32 For John came to you in the wayII of righteousnessJJ and you did not believe him, but the tax collectors and the prostitutes believed him; and even after you sawKK it, you did not change your minds and believe him.

Notes on verse 32

II “way” = hodos. This is way, road, path, or journey. It can imply progress along a route.
JJ “righteousness” = dikaiosune. From dikaios (correct, righteous – implies innocent; this is that which conforms to God’s notion of justice, uprightness); from dike (the principle of justice; that which is right in a way that is very clear; a decision or the execution of that decision; originally, this word was for custom or usage; evolved to include the process of law, judicial hearing, execution of sentence, penalty, and even vengeance; more commonly, it refers to what is right); may be from deiknumi (to show, point out, exhibit; figurative for teach, demonstrate, make known).
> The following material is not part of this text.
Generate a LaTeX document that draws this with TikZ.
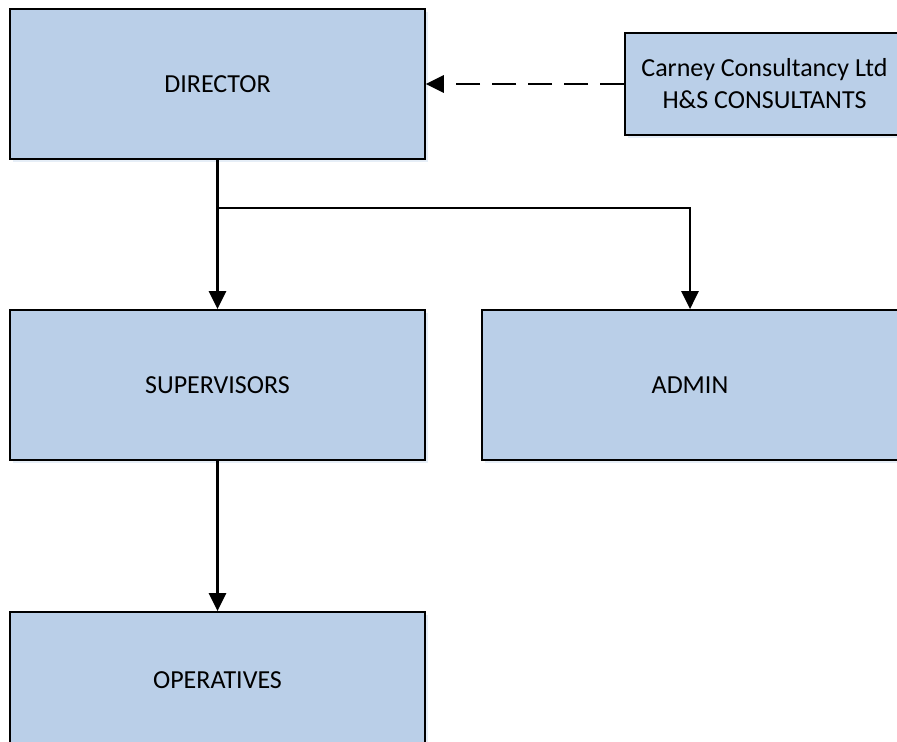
\documentclass[tikz,border=0pt]{standalone}
\usepackage{fontspec}
\setmainfont{Carlito}
\usetikzlibrary{arrows.meta,shadows}
\definecolor{boxfill}{RGB}{186,207,232}
\definecolor{shadowblue}{RGB}{214,226,242}
\begin{document}
\begin{tikzpicture}[x=0.75pt,y=-0.75pt,
  orgbox/.style={draw=black,line width=1.4pt,fill=boxfill,rectangle,inner sep=0pt,
    align=center,font=\fontsize{19.5}{24}\selectfont,
    drop shadow={shadow xshift=2pt,shadow yshift=-2.5pt,fill=shadowblue,opacity=0.6}},
  link/.style={draw=black,line width=1.6pt,-{Triangle[width=13pt,length=13.5pt]}},
  advice/.style={link,dash pattern=on 18pt off 9pt}]
  \useasboundingbox (0,0) rectangle (897,742);
  \clip (0,0) rectangle (897,742);

  % organisation boxes
  \node[orgbox,minimum width=311pt,minimum height=112.5pt] (director) at (217.5,84) {DIRECTOR};
  \node[orgbox,minimum width=209pt,minimum height=76.5pt] (consult) at (764.5,84)
    {Carney Consultancy Ltd\\H\&S CONSULTANTS};
  \node[orgbox,minimum width=311pt,minimum height=112.5pt] (super) at (217.5,385) {SUPERVISORS};
  \node[orgbox,minimum width=312pt,minimum height=112.5pt] (admin) at (690,385) {ADMIN};
  \node[orgbox,minimum width=311pt,minimum height=102pt] (oper) at (217.5,680) {OPERATIVES};

  % reporting lines
  \coordinate (split) at (217.5,208);
  \draw[link] (director.south) -- (super.north);
  \draw[link] (split) -| (admin.north);
  \draw[link] (super.south) -- (oper.north);

  % external advice
  \draw[advice] (consult.west) -- (director.east);
\end{tikzpicture}
\end{document}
This is judicial or divine approval of character or action. This is righteousness, justice, justness, divine righteousness.
KK “saw” = horao. To see, perceive, attend to, look upon, experience. Properly, to stare at and so implying clear discernment. This, by extension, would indicate attending to what was seen and learned. This is to see, often with a metaphorical sense. Can include inward spiritual seeing.